Benjamin and his colleagues agree. Look at the graph below, which plots years of schooling against subjects’ polygenic scores. Each dot is a person. Sure, on average, those with higher scores got more education than those with the lowest. But for any given score, there are huge variations in years of schooling. “Should we use the score to put some people into more advanced classes and others into more remedial classes?” says Benjamin. “That’s a total nonstarter because of the low predictive power for any given individual.” The same applies to mathematical prowess, or overall cognitive ability.

And that’s only for 1.1 million people of European ancestry. The score’s predictive power is even lower for people of different ancestries, who likely have their own sets of education-associated variants.

“It’s actually quite reassuring in showing that you could not accurately predict educational outcome from DNA,” says Dorothy Bishop, a neuroscientist and geneticist at the University of Oxford. “The disturbing scenario of people screening babies in the hope of selecting the brightest does not seem supported by this study.”

Indeed, Benjamin suspects that there’s a ceiling of accuracy that his team has almost hit. Even if they study millions more people, he believes they won’t be able to predict the educational fate of a single person with much more reliability than they can now. For that reason, the team have this to say in their FAQ:

So why bother doing the study at all?

One reason is to look at how genes and environments interact.“If you did a study like ours 100 years ago, the strongest genetic predictor of education would be how many X chromosomes you had, because society was set up in a way that it was much harder for women to get educated than men,” says Benjamin.

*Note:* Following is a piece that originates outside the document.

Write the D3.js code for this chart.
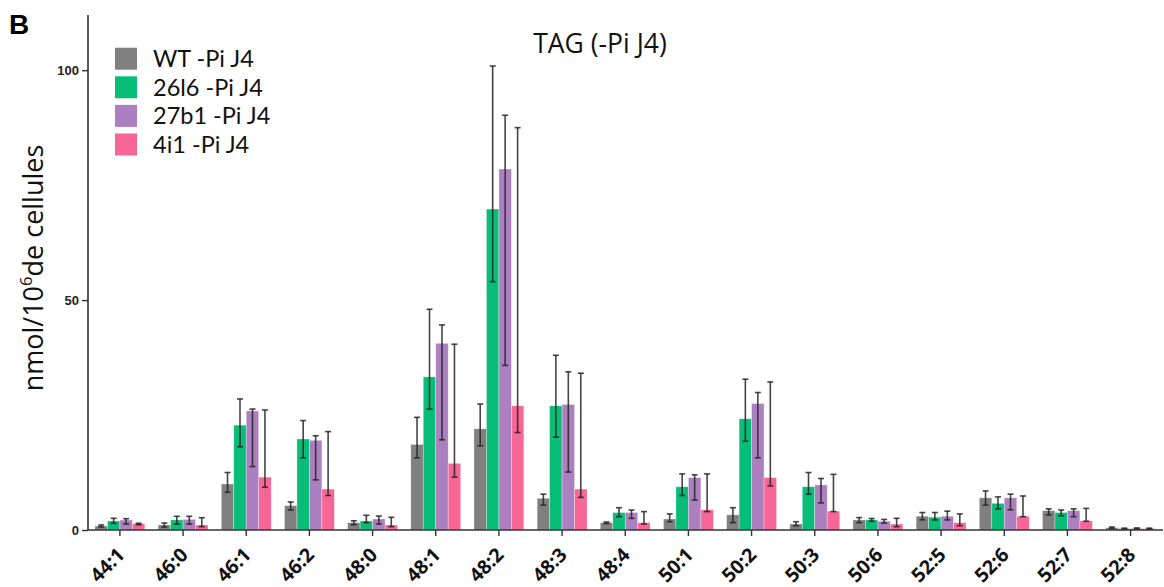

Likewise, many of the genes that are associated with education today are likely important “because of how today’s educational system is set up. It requires people to sit at desks for hours, and listen to instructions from a teacher. People who get restless, or are less obedient to authority, will fare less well in that environment.”

Perhaps counterintuitively, Benjamin thinks that his team’s research “is really important for research on improving educational systems.” To understand how, forget genes for a moment, and think about wealth.

It’s uncontroversial to say that people who are born into rich families are more likely to fare better in school than those from poorer backgrounds. Of course, poor kids can still soar in school, and rich ones can flunk out, but few would deny that money is a powerful influence on people’s futures. Now, consider that household income explains just 7 percent of the variation in educational attainment, which is less than what genes can now account for. “Most social scientists wouldn’t do a study without accounting for socioeconomic status, even if that’s not what they’re interested in,” says Harden. The same ought to be true of our genes.

Imagine that authorities are planning to provide free preschool to kids from disadvantaged backgrounds. To see if such a policy actually helps children stay in school for longer, scientists would randomly assign the free classes to some kids but not others. Then, they would look at how the two groups fared. In doing so, they’d always try to account for factors like wealth that might also vary between the two groups. Similarly, “you can now wash away the genetic effects so you don’t have to worry about them,” says Benjamin. And in doing so, researchers could more precisely work out whether a policy change has any benefits—and they could do it through smaller, cheaper studies.

This, he argues, is the most powerful reason to study the genetics of education or cognitive ability—and ironically, it has very little to do with genes. Instead, it’s a way of making social science more powerful.

The team is essentially studying genes so they can more thoroughly ignore them.